Gold prices in local market touched three-month high, starting the new on firm note. A gramme of 22 carat gold was trading yesterday at QR152.50, a level last seen in the mid of September last year. The yellow metal finished 2017 with a bullish trend as its prices jumped around 15 percent last year. 

The 22 carat gold was trading at QR132 on January 1, 2017 while it ended the year at QR151, registering a rise of around QR20. The sharp rise in the gold prices in the local market was driven by international factor.
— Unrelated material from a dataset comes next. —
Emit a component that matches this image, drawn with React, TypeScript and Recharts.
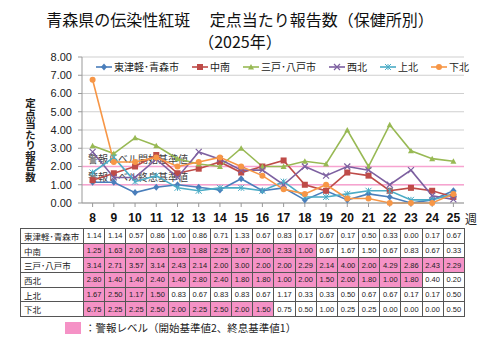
import { CartesianGrid, Line, LineChart, ReferenceLine, XAxis, YAxis } from "recharts"

const weeks = [8, 9, 10, 11, 12, 13, 14, 15, 16, 17, 18, 19, 20, 21, 22, 23, 24, 25]

const higashiTsugaru = [1.14, 1.14, 0.57, 0.86, 1.0, 0.86, 0.71, 1.33, 0.67, 0.83, 0.17, 0.67, 0.17, 0.5, 0.33, 0.0, 0.17, 0.67]
const chunan = [1.25, 1.63, 2.0, 2.63, 1.63, 1.88, 2.25, 1.67, 2.0, 2.33, 1.0, 0.67, 1.67, 1.5, 0.67, 0.83, 0.67, 0.33]
const sannohe = [3.14, 2.71, 3.57, 3.14, 2.43, 2.14, 2.0, 3.0, 2.0, 2.0, 2.29, 2.14, 4.0, 2.0, 4.29, 2.86, 2.43, 2.29]
const seihoku = [2.8, 1.4, 1.4, 2.4, 1.4, 2.8, 2.4, 1.8, 1.8, 1.0, 2.0, 1.5, 2.0, 1.8, 1.0, 1.8, 0.4, 0.2]
const kamikita = [1.67, 2.5, 1.17, 1.5, 0.83, 0.67, 0.83, 0.83, 0.67, 1.17, 0.33, 0.33, 0.5, 0.67, 0.67, 0.17, 0.17, 0.5]
const shimokita = [6.75, 2.25, 2.25, 2.5, 2.0, 2.25, 2.5, 2.0, 1.5, 0.75, 0.5, 1.0, 0.25, 0.25, 0.0, 0.0, 0.0, 0.5]

const seriesNames = ["東津軽･青森市", "中南", "三戸･八戸市", "西北", "上北", "下北"]
const seriesValues = [higashiTsugaru, chunan, sannohe, seihoku, kamikita, shimokita]
const seriesColors = ["#4A7EBB", "#BE4B48", "#98B954", "#7D60A0", "#4BACC6", "#F79646"]
const seriesShapes = ["diamond", "square", "triangle", "x", "star", "circle"]
// last week that is shown pink in the table (0 = none)
const alertUntil = [0, 18, 25, 23, 11, 16]

const yTicks = [0, 1, 2, 3, 4, 5, 6, 7, 8]

const data = weeks.map((w, i) => {
  const row: any = { week: w }
  seriesValues.forEach((vals, s) => {
    row["s" + s] = vals[i]
  })
  return row
})

const PINK = "#F592C6"
const LINE_PINK = "#F7A3D0"
const jp = '"Noto Sans CJK JP", sans-serif'
const num = '"Liberation Sans", sans-serif'

function Marker({ shape, color, cx, cy }: any) {
  const r = 3
  if (shape === "diamond")
    return <path d={`M${cx},${cy - r - 0.5}L${cx + r},${cy}L${cx},${cy + r + 0.5}L${cx - r},${cy}Z`} fill={color} />
  if (shape === "square") return <rect x={cx - r} y={cy - r} width={r * 2} height={r * 2} fill={color} />
  if (shape === "triangle")
    return <path d={`M${cx},${cy - r}L${cx + r},${cy + r - 0.5}L${cx - r},${cy + r - 0.5}Z`} fill={color} />
  if (shape === "x")
    return (
      <path d={`M${cx - r},${cy - r}L${cx + r},${cy + r}M${cx - r},${cy + r}L${cx + r},${cy - r}`} stroke={color} strokeWidth={1.2} />
    )
  if (shape === "star")
    return (
      <path
        d={`M${cx - r},${cy - r}L${cx + r},${cy + r}M${cx - r},${cy + r}L${cx + r},${cy - r}M${cx},${cy - r}L${cx},${cy + r}`}
        stroke={color}
        strokeWidth={1}
      />
    )
  return <circle cx={cx} cy={cy} r={r} fill={color} />
}

const makeDot = (s: number) => (props: any) => {
  const { cx, cy, index } = props
  return (
    <g key={`d${s}-${index}`}>
      <Marker shape={seriesShapes[s]} color={seriesColors[s]} cx={cx} cy={cy} />
    </g>
  )
}

const refLabel = (text: string) => (props: any) => {
  const { viewBox } = props
  return (
    <text x={viewBox.x + 6} y={viewBox.y - 4} fontSize={10} fill="#404040" fontFamily={jp}>
      {text}
    </text>
  )
}

export default function App() {
  return (
    <div style={{ position: "absolute", left: 0, top: 0, width: 480, height: 360, background: "#fff", fontFamily: jp }}>
      <div style={{ position: "absolute", top: 8, left: 0, width: 480, textAlign: "center", fontSize: 16, color: "#111", lineHeight: "22px" }}>
        青森県の伝染性紅斑　 定点当たり報告数（保健所別）
        <br />
        （2025年）
      </div>
      <div
        style={{
          position: "absolute",
          left: 23,
          top: 98,
          writingMode: "vertical-rl",
          fontSize: 10.5,
          fontWeight: "bold",
          color: "#222",
        }}
      >
        定点当たり報告数
      </div>
      <div style={{ position: "absolute", left: 0, top: 0 }}>
        <LineChart width={480} height={230} data={data} margin={{ top: 57, right: 16, left: 0, bottom: 0 }}>
          <CartesianGrid vertical={false} stroke="#CFCFCF" />
          <XAxis
            dataKey="week"
            height={27}
            stroke="#999"
            padding={{ left: 10.6, right: 10.6 }}
            tick={{ fontSize: 12, fill: "#111", fontWeight: "bold", fontFamily: num }}
            tickSize={4}
            tickMargin={6}
          />
          <YAxis
            width={82}
            domain={[0, 8]}
            ticks={yTicks}
            interval={0}
            stroke="#999"
            tickFormatter={(v: number) => Number(v).toFixed(2)}
            tick={{ fontSize: 11, fill: "#222", fontFamily: num }}
            tickSize={4}
            tickMargin={6}
          />
          <ReferenceLine y={2} stroke={LINE_PINK} strokeWidth={1.5} label={refLabel("警報レベル開始基準値")} />
          <ReferenceLine y={1} stroke={LINE_PINK} strokeWidth={1.5} label={refLabel("警報レベル終息基準値")} />
          {seriesNames.map((name, s) => (
            <Line
              key={name}
              dataKey={"s" + s}
              name={name}
              stroke={seriesColors[s]}
              strokeWidth={1.6}
              dot={makeDot(s)}
              activeDot={false}
              isAnimationActive={false}
            />
          ))}
        </LineChart>
      </div>
      <div
        style={{
          position: "absolute",
          left: 96,
          top: 59,
          display: "flex",
          alignItems: "center",
          fontSize: 10,
          color: "#222",
          whiteSpace: "nowrap",
        }}
      >
        {seriesNames.map((name, s) => (
          <div key={name} style={{ display: "flex", alignItems: "center", marginRight: 13 }}>
            <svg width={16} height={10}>
              <line x1={0} y1={5} x2={16} y2={5} stroke={seriesColors[s]} strokeWidth={1.6} />
              <Marker shape={seriesShapes[s]} color={seriesColors[s]} cx={8} cy={5} />
            </svg>
            <span style={{ marginLeft: 2 }}>{name}</span>
          </div>
        ))}
      </div>
      <div style={{ position: "absolute", left: 465, top: 210, fontSize: 12, color: "#222" }}>週</div>
      <table
        style={{
          position: "absolute",
          left: 20,
          top: 228,
          width: 445,
          borderCollapse: "collapse",
          tableLayout: "fixed",
          fontSize: 7.5,
          fontFamily: num,
          color: "#222",
        }}
      >
        <colgroup>
          <col style={{ width: 63 }} />
          {weeks.map((w) => (
            <col key={w} />
          ))}
        </colgroup>
        <tbody>
          {seriesNames.map((name, s) => (
            <tr key={name} style={{ height: 14.7 }}>
              <td style={{ border: "1px solid #555", padding: "0 0 0 3px", fontSize: 8.5, fontFamily: jp, whiteSpace: "nowrap" }}>
                {name}
              </td>
              {seriesValues[s].map((v, i) => (
                <td
                  key={i}
                  style={{
                    border: "1px solid #555",
                    padding: 0,
                    textAlign: "center",
                    background: weeks[i] <= alertUntil[s] ? PINK : "#fff",
                  }}
                >
                  {v.toFixed(2)}
                </td>
              ))}
            </tr>
          ))}
        </tbody>
      </table>
      <div style={{ position: "absolute", left: 65, top: 322, width: 16, height: 12, background: PINK }} />
      <div style={{ position: "absolute", left: 85, top: 320, fontSize: 10.5, color: "#222" }}>：警報レベル（開始基準値2、終息基準値1）</div>
    </div>
  )
}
Prices of yellow metal in Qatar move in tandem with its global prices because prices of gold here are linked to international market, mainly the London bullion market.
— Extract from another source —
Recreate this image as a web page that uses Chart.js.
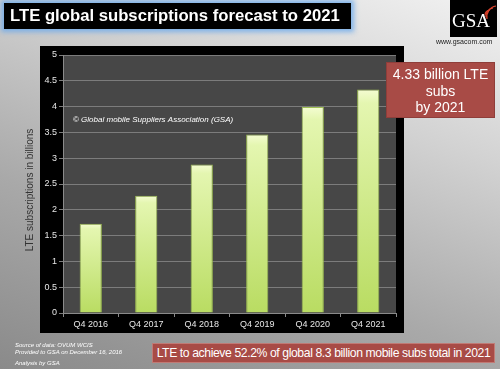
<!DOCTYPE html>
<html>
<head>
<meta charset="utf-8">
<script src="https://cdn.jsdelivr.net/npm/chart.js@4"></script>
<style>
html,body{margin:0;padding:0;}
body{width:500px;height:369px;overflow:hidden;position:relative;
 background:linear-gradient(200deg,#f2f2f2 0%,#d2d2d2 30%,#a9a9a9 65%,#8a8a8a 100%);
 font-family:'Liberation Sans',Arial,sans-serif;}
#c{position:absolute;left:0;top:0;}
.title{position:absolute;left:4px;top:3px;width:347px;height:26px;background:#000;
 box-shadow:0 0 5px 3px rgba(110,170,235,0.85);color:#fff;font-weight:bold;font-size:16.7px;
 line-height:26px;padding-left:6px;box-sizing:border-box;white-space:nowrap;}
.logo{position:absolute;left:450px;top:0px;width:47px;height:37px;background:#000;}
.logo span{position:absolute;left:2px;top:11px;color:#fff;font-family:'Liberation Serif','DejaVu Serif',serif;font-size:19px;line-height:19px;}
.logo svg{position:absolute;left:0;top:0;}
.www{position:absolute;left:436px;top:38px;font-size:7px;color:#222;}
.box1{position:absolute;left:386px;top:62px;width:109px;height:56px;background:#a84b46;
 border:1px solid #8f3e3a;box-sizing:border-box;color:#fff;font-size:14px;line-height:16.5px;text-align:center;padding-top:3px;}
.box2{position:absolute;left:152px;top:343px;width:343px;height:20px;background:#a84b46;
 border:1px solid #c07a75;box-sizing:border-box;color:#fff;font-size:12.2px;letter-spacing:-0.4px;line-height:18px;text-align:center;white-space:nowrap;}
.src{position:absolute;left:15px;color:#fff;font-style:italic;font-size:6px;white-space:nowrap;}
</style>
</head>
<body>
<canvas id="c" width="500" height="369"></canvas>
<div class="title">LTE global subscriptions forecast to 2021</div>
<div class="logo">
 <svg width="47" height="37" viewBox="0 0 47 37">
  <path d="M35 15 A5 5 0 0 1 40 10" stroke="#d9412b" stroke-width="1.2" fill="none"/>
  <path d="M36 17 A8 8 0 0 1 43 8" stroke="#d9412b" stroke-width="1.2" fill="none"/>
  <path d="M37 19 A11 11 0 0 1 46 6" stroke="#d9412b" stroke-width="1.2" fill="none"/>
 </svg>
 <span>GSA</span>
</div>
<div class="www">www.gsacom.com</div>
<div class="box1">4.33 billion LTE<br>subs<br>by 2021</div>
<div class="box2">LTE to achieve 52.2% of global 8.3 billion mobile subs total in 2021</div>
<div class="src" style="top:342px">Source of data: OVUM WCIS</div>
<div class="src" style="top:349px">Provided to GSA on December 16, 2016</div>
<div class="src" style="top:360px">Analysis by GSA</div>
<script>
const categories = ['Q4 2016','Q4 2017','Q4 2018','Q4 2019','Q4 2020','Q4 2021'];
const subscriptions = [1.73, 2.27, 2.88, 3.46, 3.99, 4.33];
const yAxisTitle = 'LTE subscriptions in billions';
const copyrightText = '\u00A9 Global mobile Suppliers Association (GSA)';

Chart.defaults.font.family = "'Liberation Sans', Arial, sans-serif";

const framePlugin = {
  id: 'frame',
  beforeDraw(chart) {
    const ctx = chart.ctx, a = chart.chartArea;
    ctx.save();
    ctx.fillStyle = '#000';
    ctx.fillRect(40, 46, 364, 287);
    ctx.fillStyle = '#474747';
    ctx.fillRect(a.left, a.top, a.right - a.left, a.bottom - a.top);
    ctx.restore();
  },
  beforeDatasetsDraw(chart) {
    const ctx = chart.ctx, a = chart.chartArea;
    ctx.save();
    ctx.fillStyle = '#ffffff';
    ctx.font = 'italic 8px "Liberation Sans", Arial, sans-serif';
    ctx.textBaseline = 'middle';
    ctx.fillText(copyrightText, a.left + 10, chart.scales.y.getPixelForValue(3.74));
    ctx.restore();
  },
  afterDraw(chart) {
    const ctx = chart.ctx;
    ctx.save();
    ctx.translate(30, 190);
    ctx.rotate(-Math.PI / 2);
    ctx.fillStyle = '#333333';
    ctx.font = '10px "Liberation Sans", Arial, sans-serif';
    ctx.textAlign = 'center';
    ctx.textBaseline = 'middle';
    ctx.fillText(yAxisTitle, 0, 0);
    ctx.restore();
  }
};

new Chart(document.getElementById('c'), {
  type: 'bar',
  data: {
    labels: categories,
    datasets: [{
      data: subscriptions,
      backgroundColor(ctx) {
        const chart = ctx.chart, a = chart.chartArea;
        if (!a) return '#cfe98a';
        const top = chart.scales.y.getPixelForValue(ctx.raw);
        const g = chart.ctx.createLinearGradient(0, top, 0, a.bottom);
        g.addColorStop(0, '#f4fcd2');
        g.addColorStop(0.06, '#e4f6b0');
        g.addColorStop(1, '#b9dc62');
        return g;
      },
      borderColor: '#9dbd52',
      borderWidth: 1,
      borderSkipped: 'bottom',
      barPercentage: 0.4,
      categoryPercentage: 1.0
    }]
  },
  options: {
    responsive: false,
    animation: false,
    layout: { padding: { left: 0, top: 55, right: 104, bottom: 36 } },
    plugins: { legend: { display: false }, tooltip: { enabled: false } },
    scales: {
      x: {
        afterFit(s) { s.height = 20; },
        grid: { display: true, drawOnChartArea: false, offset: true, tickLength: 4, color: '#8a8a8a' },
        border: { color: '#8a8a8a' },
        ticks: { color: '#e6e6e6', font: { size: 9 }, padding: 2 }
      },
      y: {
        min: 0, max: 5,
        afterFit(s) { s.width = 63; },
        grid: { color: '#7c7c7c', tickLength: 4, lineWidth: 1 },
        border: { color: '#8a8a8a' },
        ticks: { stepSize: 0.5, color: '#e6e6e6', font: { size: 9 }, padding: 2,
                 callback: v => String(Math.round(v * 10) / 10) }
      }
    }
  },
  plugins: [framePlugin]
});
</script>
</body>
</html>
Weakness in the value of US dollar and tensions between countries and high inflation in most of the major economies pulled up the prices of gold. “Prices of gold in local market follow international prices and weakness in the value of US currency was the main reason for jump in gold prices. There were cycles of up and down for gold last year but on the whole it became costlier in 2017,” Santhosh T V, Regional Head, Malabar Gold International told The Peninsula. “We witnessed good demand in the first half of the last year,” he added.

Rising prices of gold could not dent the customers love for the yellow metal as most of the gold retailers witnessed brisk business last year. “Our business grew by 10 percent in 2017 compared to the previous year, despite rising trend in the prices. We expect to witness growth in this year as well. We are planning to open new branch in Mall of Qatar this month and will continue our expansion throughout the year,” added Santhosh. Gold retailers said that there was no impact on the supply of gold in the country due to illegal siege imposed on the country since June 5 last year. Most of the gold in the country before siege was coming from the UAE but supply remained uninterrupted as retailers found alternate market such as Oman, India and Malaysia to import gold.

Going forward in 2018, Gold will depend on the movement in the value of dollar and interest rates in the US. A weaker dollar fuels demand for gold by making it cheaper for holders of other currencies, while lower bond yields reduce the opportunity cost of owning non-yielding bullion. Gold is highly sensitive to rising interest rates because they push up bond yields and tend to boost the dollar.